WHAT IS REQUIRED ▸
From the very first line of the data to the line containing "(htarg) at (503,32)", retype everything exactly, leaving the pictures behind.

DATASET SECTION ▸
-.-.-
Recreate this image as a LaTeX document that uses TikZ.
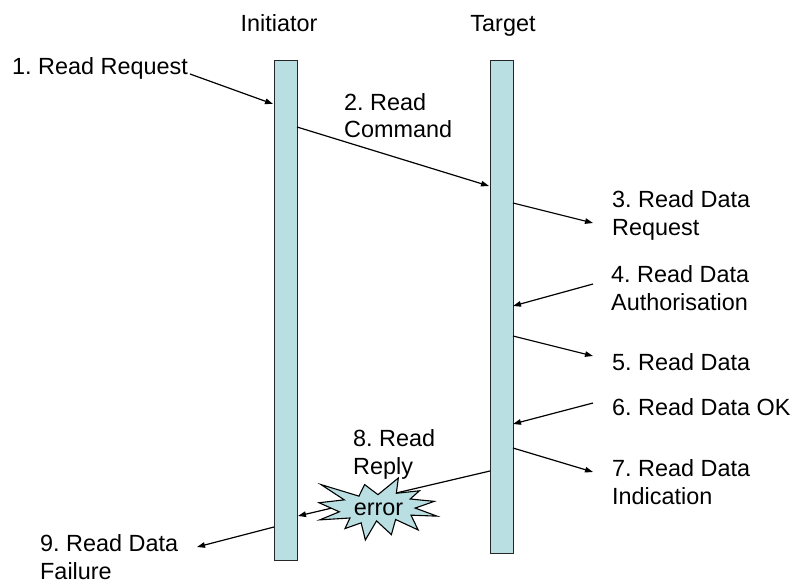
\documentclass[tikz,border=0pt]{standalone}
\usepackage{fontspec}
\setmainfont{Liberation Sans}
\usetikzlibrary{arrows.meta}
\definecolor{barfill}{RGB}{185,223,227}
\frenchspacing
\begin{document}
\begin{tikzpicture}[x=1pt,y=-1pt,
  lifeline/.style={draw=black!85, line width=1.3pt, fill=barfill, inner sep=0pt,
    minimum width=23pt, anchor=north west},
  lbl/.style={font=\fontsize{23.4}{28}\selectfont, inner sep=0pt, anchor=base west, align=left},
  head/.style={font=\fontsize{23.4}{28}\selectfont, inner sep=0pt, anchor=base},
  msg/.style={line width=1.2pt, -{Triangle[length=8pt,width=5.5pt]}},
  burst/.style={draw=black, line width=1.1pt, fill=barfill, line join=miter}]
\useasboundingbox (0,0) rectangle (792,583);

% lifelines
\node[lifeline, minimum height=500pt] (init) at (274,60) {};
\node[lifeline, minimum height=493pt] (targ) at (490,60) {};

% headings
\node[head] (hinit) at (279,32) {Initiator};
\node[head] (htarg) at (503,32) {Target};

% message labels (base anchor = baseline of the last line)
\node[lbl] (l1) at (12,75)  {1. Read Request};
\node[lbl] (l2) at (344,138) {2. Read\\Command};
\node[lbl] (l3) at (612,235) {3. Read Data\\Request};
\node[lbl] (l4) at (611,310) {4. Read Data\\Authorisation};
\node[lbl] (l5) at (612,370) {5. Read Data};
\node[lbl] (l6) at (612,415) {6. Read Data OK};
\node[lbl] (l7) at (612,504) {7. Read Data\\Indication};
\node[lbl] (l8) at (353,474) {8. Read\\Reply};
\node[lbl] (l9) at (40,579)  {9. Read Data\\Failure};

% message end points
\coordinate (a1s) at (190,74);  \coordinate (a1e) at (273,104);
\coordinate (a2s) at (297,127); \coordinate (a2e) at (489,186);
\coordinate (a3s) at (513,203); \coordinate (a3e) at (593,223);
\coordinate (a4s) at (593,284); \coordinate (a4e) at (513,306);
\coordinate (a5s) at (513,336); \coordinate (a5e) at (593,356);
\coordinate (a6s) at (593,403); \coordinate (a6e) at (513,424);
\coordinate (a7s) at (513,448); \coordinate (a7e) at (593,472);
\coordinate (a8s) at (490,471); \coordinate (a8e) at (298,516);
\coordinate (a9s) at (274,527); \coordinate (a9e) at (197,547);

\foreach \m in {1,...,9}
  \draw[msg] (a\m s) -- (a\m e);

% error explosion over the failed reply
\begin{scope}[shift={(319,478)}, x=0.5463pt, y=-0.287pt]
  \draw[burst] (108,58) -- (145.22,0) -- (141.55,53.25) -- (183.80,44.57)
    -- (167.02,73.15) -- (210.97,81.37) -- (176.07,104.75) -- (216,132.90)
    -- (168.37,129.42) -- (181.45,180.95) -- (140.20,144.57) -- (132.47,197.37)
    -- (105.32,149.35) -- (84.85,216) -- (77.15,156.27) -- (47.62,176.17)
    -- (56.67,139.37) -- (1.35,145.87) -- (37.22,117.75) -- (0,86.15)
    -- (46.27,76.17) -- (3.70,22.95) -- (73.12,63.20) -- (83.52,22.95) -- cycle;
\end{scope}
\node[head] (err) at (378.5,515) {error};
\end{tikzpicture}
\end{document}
-.-.-
ANSWER TO THE TASK ▸
Recreate this image as a LaTeX document that uses TikZ.
\documentclass[tikz,border=0pt]{standalone}
\usepackage{fontspec}
\setmainfont{Liberation Sans}
\usetikzlibrary{arrows.meta}
\definecolor{barfill}{RGB}{185,223,227}
\frenchspacing
\begin{document}
\begin{tikzpicture}[x=1pt,y=-1pt,
  lifeline/.style={draw=black!85, line width=1.3pt, fill=barfill, inner sep=0pt,
    minimum width=23pt, anchor=north west},
  lbl/.style={font=\fontsize{23.4}{28}\selectfont, inner sep=0pt, anchor=base west, align=left},
  head/.style={font=\fontsize{23.4}{28}\selectfont, inner sep=0pt, anchor=base},
  msg/.style={line width=1.2pt, -{Triangle[length=8pt,width=5.5pt]}},
  burst/.style={draw=black, line width=1.1pt, fill=barfill, line join=miter}]
\useasboundingbox (0,0) rectangle (792,583);

% lifelines
\node[lifeline, minimum height=500pt] (init) at (274,60) {};
\node[lifeline, minimum height=493pt] (targ) at (490,60) {};

% headings
\node[head] (hinit) at (279,32) {Initiator};
\node[head] (htarg) at (503,32) {Target};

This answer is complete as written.